(What this task involves) Retype only what runs from the first line of the listing to the line holding "const DOT_STEP = 0.036;", both included. Do not retype the pictures.

————————

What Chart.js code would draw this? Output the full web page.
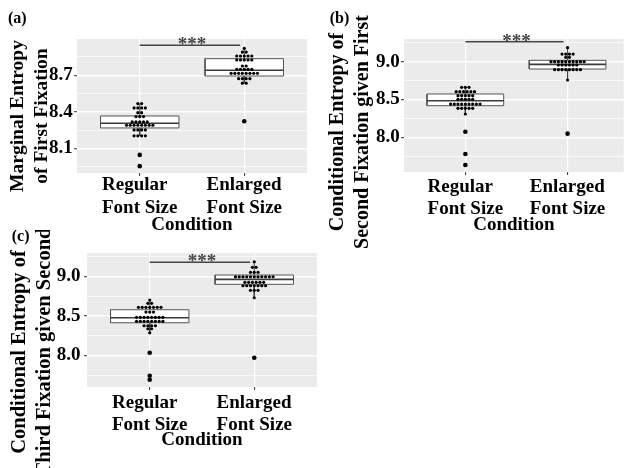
<!DOCTYPE html>
<html><head><meta charset="utf-8">
<script src="https://cdn.jsdelivr.net/npm/chart.js@4/dist/chart.umd.min.js"></script>
<style>
html,body{margin:0;padding:0;background:#fff;width:626px;height:468px;overflow:hidden;position:relative}
canvas{position:absolute;background:transparent}
</style></head><body>
<canvas id="ca" width="313" height="245" style="left:0;top:0"></canvas>
<canvas id="cb" width="313" height="255" style="left:313px;top:0"></canvas>
<canvas id="cc" width="320" height="238" style="left:0;top:230px"></canvas>
<script>
const FONT = '"Liberation Serif", "Times New Roman", serif';
const CATEGORIES = [['Regular','Font Size'],['Enlarged','Font Size']];
const X_TITLE = 'Condition';
const SIG_TEXT = '***';
const DOT_STEP = 0.036;

// ---- Panel (a)
const A_TAG = '(a)';
const A_YTITLE = ['Marginal Entropy','of First Fixation'];
const A_MAJOR = [8.1, 8.4, 8.7];
const A_MINOR = [7.95, 8.25, 8.55, 8.85];
const A_REG_LEVELS = [8.468, 8.433, 8.394, 8.362, 8.318, 8.291, 8.253, 8.204, 8.048, 7.956];
const A_REG_COUNTS = [2, 4, 2, 3, 5, 8, 4, 4, 1, 1];
const A_ENL_LEVELS = [8.92, 8.89, 8.858, 8.825, 8.776, 8.749, 8.716, 8.672, 8.635, 8.324];
const A_ENL_COUNTS = [1, 2, 5, 5, 2, 5, 8, 4, 2, 1];
const A_Q1 = [8.269, 8.694];
const A_MED = [8.307, 8.741];
const A_Q3 = [8.367, 8.836];
const A_LO = [8.204, 8.635];
const A_HI = [8.468, 8.92];
const A_SIG = 8.945;

// ---- Panel (b)
const B_TAG = '(b)';
const B_YTITLE = ['Conditional Entropy of','Second Fixation given First'];
const B_MAJOR = [8.0, 8.5, 9.0];
const B_MINOR = [7.75, 8.25, 8.75, 9.25];
const B_REG_LEVELS = [8.661, 8.603, 8.55, 8.503, 8.44, 8.383, 8.308, 8.074, 7.779, 7.634];
const B_REG_COUNTS = [3, 6, 5, 5, 9, 5, 1, 1, 1, 1];
const B_ENL_LEVELS = [9.185, 9.10, 9.058, 9.0, 8.956, 8.894, 8.758, 8.048];
const B_ENL_COUNTS = [1, 4, 2, 10, 6, 8, 1, 1];
const B_Q1 = [8.418, 8.903];
const B_MED = [8.484, 8.965];
const B_Q3 = [8.573, 9.018];
const B_LO = [8.308, 8.758];
const B_HI = [8.661, 9.185];
const B_SIG = 9.265;

// ---- Panel (c)
const C_TAG = '(c)';
const C_YTITLE = ['Conditional Entropy of','Third Fixation given Second'];
const C_MAJOR = [8.0, 8.5, 9.0];
const C_MINOR = [7.75, 8.25, 8.75, 9.25];
const C_REG_LEVELS = [8.70, 8.659, 8.608, 8.549, 8.482, 8.431, 8.375, 8.337, 8.286, 8.033, 7.741, 7.691];
const C_REG_COUNTS = [1, 2, 7, 3, 8, 8, 4, 2, 1, 1, 1, 1];
const C_ENL_LEVELS = [9.186, 9.115, 9.052, 8.996, 8.925, 8.882, 8.824, 8.73, 7.97];
const C_ENL_COUNTS = [1, 2, 3, 11, 6, 7, 3, 1, 1];
const C_Q1 = [8.413, 8.9];
const C_MED = [8.477, 8.963];
const C_Q3 = [8.578, 9.018];
const C_LO = [8.286, 8.73];
const C_HI = [8.70, 9.186];
const C_SIG = 9.179;

// ---- layout (positions / styles only)
const LAYOUT_A = {el:'ca', w:313, h:245, padTop:39, padRight:6, yW:77, xH:72, ymin:7.90, ymax:8.997, xmax:2.6,
  yTickPad:1.3, xTickPad:-2, xLineH:1.2, titlePadB:9, titleSize:19.5, titleX:[22.7,47], titleY:116, tag:[8,23]};
const LAYOUT_B = {el:'cb', w:313, h:255, padTop:39, padRight:0, yW:91, xH:83, ymin:7.541, ymax:9.300, xmax:2.549,
  yTickPad:1.3, xTickPad:1.5, xLineH:1.15, titlePadB:19, titleSize:20, titleX:[30,55], titleY:132, tag:[16.7,23]};
const LAYOUT_C = {el:'cc', w:320, h:238, padTop:23, padRight:3, yW:87, xH:81, ymin:7.599, ymax:9.297, xmax:2.6,
  yTickPad:3.5, xTickPad:2, xLineH:1.15, titlePadB:16.3, titleSize:20.5, titleX:[25,50], titleY:122, tag:[11.7,10.5]};

const TICK_SIZE = 19;
const measureCtx = document.createElement('canvas').getContext('2d');
measureCtx.font = 'bold ' + TICK_SIZE + 'px ' + FONT;
const LABEL_HALF = Math.max(...CATEGORIES.flat().map(t => measureCtx.measureText(t).width)) / 2;

function dotPoints(levels, counts, center) {
  const pts = [];
  levels.forEach((v, i) => {
    const n = counts[i];
    for (let k = 0; k < n; k++) pts.push({x: center + (k - (n - 1) / 2) * DOT_STEP, y: v});
  });
  return pts;
}

function lineDs(data, color, width, order, extra) {
  return Object.assign({data, showLine:true, borderColor:color, borderWidth:width, pointRadius:0,
    pointHoverRadius:0, fill:false, order, tension:0}, extra || {});
}

function makePanel(L, P) {
  const datasets = [];
  const groups = [[P.regLevels, P.regCounts], [P.enlLevels, P.enlCounts]];
  groups.forEach((g, gi) => {
    const c = gi + 1, hw = 0.375;
    datasets.push(lineDs([{x:c,y:P.q3[gi]},{x:c,y:P.hi[gi]}], '#444', 1, 8));
    datasets.push(lineDs([{x:c,y:P.q1[gi]},{x:c,y:P.lo[gi]}], '#444', 1, 8));
    datasets.push(lineDs([{x:c-hw,y:P.q1[gi]},{x:c+hw,y:P.q1[gi]},{x:c+hw,y:P.q3[gi]},{x:c-hw,y:P.q3[gi]},{x:c-hw,y:P.q1[gi]}],
      '#555', 1, 6, {fill:'shape', backgroundColor:'#ffffff'}));
    datasets.push(lineDs([{x:c-hw,y:P.med[gi]},{x:c+hw,y:P.med[gi]}], '#3a3a3a', 1.6, 4));
    const pts = dotPoints(g[0], g[1], c);
    const radii = pts.map(p => (p.y < P.lo[gi] - 1e-9 || p.y > P.hi[gi] + 1e-9) ? 2.3 : 1.6);
    datasets.push({data: pts, pointRadius: radii, pointHoverRadius: radii, pointBackgroundColor:'#000',
      pointBorderWidth:0, showLine:false, order:0});
  });
  datasets.push(lineDs([{x:1,y:P.sig},{x:1.96,y:P.sig}], '#444', 1.5, 2));

  const all = P.major.concat(P.minor).sort((a, b) => a - b);
  const isMajor = v => P.major.some(m => Math.abs(m - v) < 1e-6);
  const tickFont = {family:FONT, size:TICK_SIZE, weight:'bold', lineHeight:L.xLineH};

  const bg = {id:'bg', beforeDraw(chart) {
    const {ctx, chartArea:a} = chart;
    ctx.save(); ctx.fillStyle = '#EBEBEB';
    ctx.fillRect(a.left, a.top, a.right - a.left, a.bottom - a.top); ctx.restore();
  }};
  const texts = {id:'texts', afterDraw(chart) {
    const ctx = chart.ctx, xs = chart.scales.x, ys = chart.scales.y;
    ctx.save();
    ctx.fillStyle = '#000';
    ctx.font = 'bold 16px ' + FONT;
    ctx.textAlign = 'left'; ctx.textBaseline = 'alphabetic';
    ctx.fillText(P.tag, L.tag[0], L.tag[1]);
    ctx.font = 'bold ' + L.titleSize + 'px ' + FONT;
    ctx.textAlign = 'center';
    P.ytitle.forEach((t, i) => {
      ctx.save(); ctx.translate(L.titleX[i], L.titleY); ctx.rotate(-Math.PI / 2);
      ctx.fillText(t, 0, 0); ctx.restore();
    });
    ctx.fillStyle = '#444';
    ctx.font = 'bold 19px ' + FONT;
    ctx.fillText(SIG_TEXT, xs.getPixelForValue(1.5), ys.getPixelForValue(P.sig) + 5);
    ctx.restore();
  }};

  return new Chart(document.getElementById(L.el), {
    type:'scatter',
    data:{datasets},
    plugins:[bg, texts],
    options:{
      responsive:false, animation:false, events:[],
      layout:{padding:{left:0, top:L.padTop, right:L.padRight, bottom:0}},
      plugins:{legend:{display:false}, tooltip:{enabled:false}},
      scales:{
        x:{type:'linear', min:0.4, max:L.xmax,
          afterBuildTicks: s => { s.ticks = [{value:1},{value:2}]; },
          afterFit: s => { s.height = L.xH; s.paddingLeft = 0; s.paddingRight = 0; },
          ticks:{autoSkip:false, maxRotation:0, minRotation:0, align:'start', labelOffset:-LABEL_HALF,
            padding:L.xTickPad, color:'#000', font:tickFont,
            callback: v => CATEGORIES[Math.round(v) - 1]},
          grid:{color:'#ffffff', lineWidth:1.2, tickLength:3, tickColor:'#333', tickWidth:1},
          border:{display:false},
          title:{display:true, text:X_TITLE, color:'#000',
            font:{family:FONT, size:TICK_SIZE, weight:'bold', lineHeight:1.2},
            padding:{top:0, bottom:L.titlePadB}}
        },
        y:{type:'linear', min:L.ymin, max:L.ymax,
          afterBuildTicks: s => { s.ticks = all.map(v => ({value:v})); },
          afterFit: s => { s.width = L.yW; s.paddingTop = 0; s.paddingBottom = 0; },
          ticks:{autoSkip:false, padding:L.yTickPad, color:'#000',
            font:{family:FONT, size:TICK_SIZE, weight:'bold'},
            callback: v => isMajor(v) ? v.toFixed(1) : ''},
          grid:{color:'#ffffff', lineWidth: c => (c.tick && isMajor(c.tick.value)) ? 1.4 : 0.7,
            tickLength:3, tickWidth:1,
            tickColor: c => (c.tick && isMajor(c.tick.value)) ? '#333' : 'rgba(0,0,0,0)'},
          border:{display:false}
        }
      }
    }
  });
}

makePanel(LAYOUT_A, {tag:A_TAG, ytitle:A_YTITLE, major:A_MAJOR, minor:A_MINOR,
  regLevels:A_REG_LEVELS, regCounts:A_REG_COUNTS, enlLevels:A_ENL_LEVELS, enlCounts:A_ENL_COUNTS,
  q1:A_Q1, med:A_MED, q3:A_Q3, lo:A_LO, hi:A_HI, sig:A_SIG});
makePanel(LAYOUT_B, {tag:B_TAG, ytitle:B_YTITLE, major:B_MAJOR, minor:B_MINOR,
  regLevels:B_REG_LEVELS, regCounts:B_REG_COUNTS, enlLevels:B_ENL_LEVELS, enlCounts:B_ENL_COUNTS,
  q1:B_Q1, med:B_MED, q3:B_Q3, lo:B_LO, hi:B_HI, sig:B_SIG});
makePanel(LAYOUT_C, {tag:C_TAG, ytitle:C_YTITLE, major:C_MAJOR, minor:C_MINOR,
  regLevels:C_REG_LEVELS, regCounts:C_REG_COUNTS, enlLevels:C_ENL_LEVELS, enlCounts:C_ENL_COUNTS,
  q1:C_Q1, med:C_MED, q3:C_Q3, lo:C_LO, hi:C_HI, sig:C_SIG});
</script>
</body></html>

————————

(Written answer)
What Chart.js code would draw this? Output the full web page.
<!DOCTYPE html>
<html><head><meta charset="utf-8">
<script src="https://cdn.jsdelivr.net/npm/chart.js@4/dist/chart.umd.min.js"></script>
<style>
html,body{margin:0;padding:0;background:#fff;width:626px;height:468px;overflow:hidden;position:relative}
canvas{position:absolute;background:transparent}
</style></head><body>
<canvas id="ca" width="313" height="245" style="left:0;top:0"></canvas>
<canvas id="cb" width="313" height="255" style="left:313px;top:0"></canvas>
<canvas id="cc" width="320" height="238" style="left:0;top:230px"></canvas>
<script>
const FONT = '"Liberation Serif", "Times New Roman", serif';
const CATEGORIES = [['Regular','Font Size'],['Enlarged','Font Size']];
const X_TITLE = 'Condition';
const SIG_TEXT = '***';
const DOT_STEP = 0.036;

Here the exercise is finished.